With respect to all of these ideas I wish to comment in that how are you backing up? Is it a straight copy without verification? Possibly a bad move. After using several different backup programs I found that Paragon's Hard Disk Manager Suite was an excellent product based on the what the product offers, their client base and tenure in the business and cost is a mere $50. There are other tools in the suite as well for partitioning, etc. You should be doing a data verification at the very least if using a copy method. Without verification you've got no way of knowing whether the file(s) were copied properly for a variety of reasons. Paragon will actually tell you if a drive is faulty as it checks the drive before backup. I do IT for a living and this actually happened at a client's. Ultimately I replaced her drive. In addition, I use Diskeeper. When files are created fragmentation takes place. In NTFS you have 4096 bytes in each cluster size. Each RAW or JPG or TIF (etc) can have numerous clusters which are tossed about the drive in no apparent order. When a file is called up to be read the drive spins (unless solid state) to assemble the file which creates heat, wear and tear, etc which all shorten the life of the drive. Solid state drives are not excluded from fragmentation of course. Diskeeper keeps your files defragged both in read and write mode and places your fave files and folders at the front of the drive (it does a lot more). It runs real time, small footprint and no performance impact. All HD drives on a single PC are kept at 0% fragmentation. You can run all kinds of reports on the drive. There are various indicators that will tell you the drives health as well. Images / Videos due to their size (IMHO) have the one of the biggest impacts on a drive's performance. I minimize my risks with both of these software tools and have yet to have an issue losing with my personal data or a client's. I've got a link to disk keeper on my site if anyone is interested drop me a note. I can get you a demo. PS they are now called Condusiv Technologies. Sorry if this sounded like an ad but its my personal experience and using these products daily. Been using Diskeeper for approx. 9 years and know it well. It's on every server I manage.

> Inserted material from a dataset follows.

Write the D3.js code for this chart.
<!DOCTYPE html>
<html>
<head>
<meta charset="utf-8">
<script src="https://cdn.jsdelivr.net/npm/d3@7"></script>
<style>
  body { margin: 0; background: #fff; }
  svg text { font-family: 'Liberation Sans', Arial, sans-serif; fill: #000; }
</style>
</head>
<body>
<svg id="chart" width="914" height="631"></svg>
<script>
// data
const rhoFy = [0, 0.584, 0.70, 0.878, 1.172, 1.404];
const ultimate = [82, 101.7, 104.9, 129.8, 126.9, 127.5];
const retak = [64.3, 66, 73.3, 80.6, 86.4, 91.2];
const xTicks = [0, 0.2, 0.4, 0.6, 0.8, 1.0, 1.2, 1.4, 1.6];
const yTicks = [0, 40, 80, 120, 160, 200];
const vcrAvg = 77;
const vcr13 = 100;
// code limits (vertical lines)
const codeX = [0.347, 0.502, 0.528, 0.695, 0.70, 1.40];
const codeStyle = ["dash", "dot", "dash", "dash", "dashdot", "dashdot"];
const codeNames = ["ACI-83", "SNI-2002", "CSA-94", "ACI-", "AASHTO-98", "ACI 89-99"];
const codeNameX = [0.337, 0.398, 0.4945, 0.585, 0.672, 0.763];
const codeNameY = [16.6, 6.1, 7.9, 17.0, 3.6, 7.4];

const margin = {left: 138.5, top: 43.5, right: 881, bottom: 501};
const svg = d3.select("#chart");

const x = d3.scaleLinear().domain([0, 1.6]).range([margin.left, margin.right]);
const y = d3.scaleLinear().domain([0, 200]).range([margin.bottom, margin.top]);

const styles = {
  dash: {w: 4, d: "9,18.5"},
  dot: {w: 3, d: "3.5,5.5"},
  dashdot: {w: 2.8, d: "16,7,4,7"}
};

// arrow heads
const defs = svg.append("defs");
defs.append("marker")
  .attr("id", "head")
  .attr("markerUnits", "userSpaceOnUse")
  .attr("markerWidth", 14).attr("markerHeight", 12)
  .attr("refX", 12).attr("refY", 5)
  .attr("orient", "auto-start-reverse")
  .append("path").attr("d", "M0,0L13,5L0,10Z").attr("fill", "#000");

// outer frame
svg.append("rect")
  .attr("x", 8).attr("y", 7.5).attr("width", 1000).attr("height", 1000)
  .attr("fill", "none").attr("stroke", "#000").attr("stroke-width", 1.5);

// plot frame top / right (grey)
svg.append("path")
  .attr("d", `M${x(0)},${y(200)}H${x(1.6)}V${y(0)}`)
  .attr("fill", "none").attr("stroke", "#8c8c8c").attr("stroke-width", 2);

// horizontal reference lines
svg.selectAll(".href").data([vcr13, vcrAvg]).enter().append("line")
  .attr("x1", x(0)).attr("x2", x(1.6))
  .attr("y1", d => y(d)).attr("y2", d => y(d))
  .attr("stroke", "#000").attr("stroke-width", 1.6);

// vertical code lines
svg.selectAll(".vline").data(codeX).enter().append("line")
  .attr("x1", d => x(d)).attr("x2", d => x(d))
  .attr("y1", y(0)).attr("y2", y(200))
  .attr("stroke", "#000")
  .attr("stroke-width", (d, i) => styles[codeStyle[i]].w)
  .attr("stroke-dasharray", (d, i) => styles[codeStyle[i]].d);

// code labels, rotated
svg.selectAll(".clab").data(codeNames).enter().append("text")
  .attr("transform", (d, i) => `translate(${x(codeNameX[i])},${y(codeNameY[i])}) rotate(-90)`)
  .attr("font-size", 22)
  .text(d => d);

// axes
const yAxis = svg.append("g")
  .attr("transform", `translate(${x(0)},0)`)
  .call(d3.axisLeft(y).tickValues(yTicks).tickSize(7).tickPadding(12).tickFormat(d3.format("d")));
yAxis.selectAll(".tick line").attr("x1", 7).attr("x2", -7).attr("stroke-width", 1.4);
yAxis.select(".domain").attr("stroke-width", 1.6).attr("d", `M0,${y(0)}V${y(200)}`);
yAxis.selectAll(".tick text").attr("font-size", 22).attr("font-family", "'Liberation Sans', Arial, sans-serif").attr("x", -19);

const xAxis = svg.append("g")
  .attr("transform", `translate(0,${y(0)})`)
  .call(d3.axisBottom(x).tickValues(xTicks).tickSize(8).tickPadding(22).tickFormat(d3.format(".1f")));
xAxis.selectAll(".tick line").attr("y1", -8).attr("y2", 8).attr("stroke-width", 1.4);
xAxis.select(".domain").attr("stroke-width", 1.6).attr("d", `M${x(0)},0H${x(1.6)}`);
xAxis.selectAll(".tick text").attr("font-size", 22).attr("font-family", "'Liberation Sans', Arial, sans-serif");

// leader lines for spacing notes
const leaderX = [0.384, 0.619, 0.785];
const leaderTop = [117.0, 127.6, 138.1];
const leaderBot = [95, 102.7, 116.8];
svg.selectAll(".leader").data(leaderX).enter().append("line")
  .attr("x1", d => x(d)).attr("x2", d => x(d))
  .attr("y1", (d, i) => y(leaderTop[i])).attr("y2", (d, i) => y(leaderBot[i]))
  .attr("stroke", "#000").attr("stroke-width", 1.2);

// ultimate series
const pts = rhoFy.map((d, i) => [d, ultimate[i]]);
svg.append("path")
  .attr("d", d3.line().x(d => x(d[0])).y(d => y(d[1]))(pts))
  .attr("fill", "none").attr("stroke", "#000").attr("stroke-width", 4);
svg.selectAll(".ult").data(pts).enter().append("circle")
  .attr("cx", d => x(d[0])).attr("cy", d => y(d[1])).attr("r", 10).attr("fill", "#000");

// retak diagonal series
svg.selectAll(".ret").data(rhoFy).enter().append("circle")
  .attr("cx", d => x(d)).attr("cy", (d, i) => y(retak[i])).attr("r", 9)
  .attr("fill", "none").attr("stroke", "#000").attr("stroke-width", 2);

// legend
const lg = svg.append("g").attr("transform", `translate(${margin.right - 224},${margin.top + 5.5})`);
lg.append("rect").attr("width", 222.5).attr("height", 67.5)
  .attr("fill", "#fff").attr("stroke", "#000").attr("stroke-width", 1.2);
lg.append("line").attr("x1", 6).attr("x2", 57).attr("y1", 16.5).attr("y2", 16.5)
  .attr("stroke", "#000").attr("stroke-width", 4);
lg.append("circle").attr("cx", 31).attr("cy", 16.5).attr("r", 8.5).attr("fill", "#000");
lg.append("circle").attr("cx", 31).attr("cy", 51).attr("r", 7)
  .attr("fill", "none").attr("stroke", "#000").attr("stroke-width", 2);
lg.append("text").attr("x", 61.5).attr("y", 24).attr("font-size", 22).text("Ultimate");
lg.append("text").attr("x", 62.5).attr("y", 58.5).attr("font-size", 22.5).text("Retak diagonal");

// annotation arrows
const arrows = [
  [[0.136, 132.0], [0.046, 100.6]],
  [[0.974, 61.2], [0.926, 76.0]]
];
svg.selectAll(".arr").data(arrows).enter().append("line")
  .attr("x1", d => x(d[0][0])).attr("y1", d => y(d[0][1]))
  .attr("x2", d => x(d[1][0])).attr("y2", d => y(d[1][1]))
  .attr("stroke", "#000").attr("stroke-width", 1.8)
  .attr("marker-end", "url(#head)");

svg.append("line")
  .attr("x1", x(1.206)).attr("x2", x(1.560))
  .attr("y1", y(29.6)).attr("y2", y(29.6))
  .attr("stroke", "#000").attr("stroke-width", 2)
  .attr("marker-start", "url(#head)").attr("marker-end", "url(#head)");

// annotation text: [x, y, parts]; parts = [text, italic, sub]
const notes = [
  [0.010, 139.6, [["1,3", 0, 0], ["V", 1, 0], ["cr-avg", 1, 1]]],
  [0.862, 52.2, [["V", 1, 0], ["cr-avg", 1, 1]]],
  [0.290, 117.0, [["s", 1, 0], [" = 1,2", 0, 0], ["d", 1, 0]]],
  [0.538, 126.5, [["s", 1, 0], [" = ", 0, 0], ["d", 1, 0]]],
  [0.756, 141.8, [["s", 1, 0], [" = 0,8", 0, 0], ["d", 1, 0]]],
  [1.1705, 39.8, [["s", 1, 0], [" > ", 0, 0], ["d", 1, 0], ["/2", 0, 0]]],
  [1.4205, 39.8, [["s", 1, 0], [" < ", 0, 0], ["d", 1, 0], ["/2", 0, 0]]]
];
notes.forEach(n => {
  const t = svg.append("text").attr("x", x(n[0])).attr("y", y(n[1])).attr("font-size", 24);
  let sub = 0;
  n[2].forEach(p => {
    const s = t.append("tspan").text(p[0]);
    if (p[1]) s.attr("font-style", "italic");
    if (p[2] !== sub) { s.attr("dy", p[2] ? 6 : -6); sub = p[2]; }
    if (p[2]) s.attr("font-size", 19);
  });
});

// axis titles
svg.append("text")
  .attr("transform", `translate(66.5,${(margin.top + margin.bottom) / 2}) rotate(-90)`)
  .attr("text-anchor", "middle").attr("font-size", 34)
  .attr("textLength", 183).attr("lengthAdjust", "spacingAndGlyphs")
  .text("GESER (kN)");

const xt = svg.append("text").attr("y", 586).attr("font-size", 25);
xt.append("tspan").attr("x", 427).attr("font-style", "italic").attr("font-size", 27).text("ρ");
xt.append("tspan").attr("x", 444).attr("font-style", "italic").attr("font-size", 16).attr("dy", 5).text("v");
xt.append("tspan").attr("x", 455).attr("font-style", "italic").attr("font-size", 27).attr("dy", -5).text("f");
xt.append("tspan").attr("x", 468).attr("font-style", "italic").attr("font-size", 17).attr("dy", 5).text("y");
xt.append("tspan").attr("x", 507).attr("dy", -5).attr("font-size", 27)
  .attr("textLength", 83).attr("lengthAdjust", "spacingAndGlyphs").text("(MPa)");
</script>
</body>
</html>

I've used diskeeper in the past, worked fine. Generally if it's a single large disk that you simply dump photos onto without deleting, chances are you won't get much, if any, fragmentation. Paragon seems like simply a quality backup solution, but there's nothing inherently unique about it. Doing basic S.M.A.R.T. checks, there are a bunch of tools out there, and you can always use something like rsync and/or par2 parity blocks and checks which are F/OSS. However, Paragon is likely to do all that in a much easier to use, nicer to use, prettier package that will probably be well worth the cost since it seems fairly inexpensive.
That said, data at rest on a HDD is, over time, likely to experience bit-rot, which is where a proper backup solution will include some form of parity generation which can at worst detect a problem, and most of the time actually fix/recover the missing data. This you get automatically with a filesystem such as ZFS, but not NTFS, Fat32, Ext2/3 (not sure about Ext4, I don't think so). You can generate that information from my previously mentioned par2 generated parity blocks, or I'm sure there are other tools out there. Not sure if Paragon would do that or not, something to look for in the feature list anyway.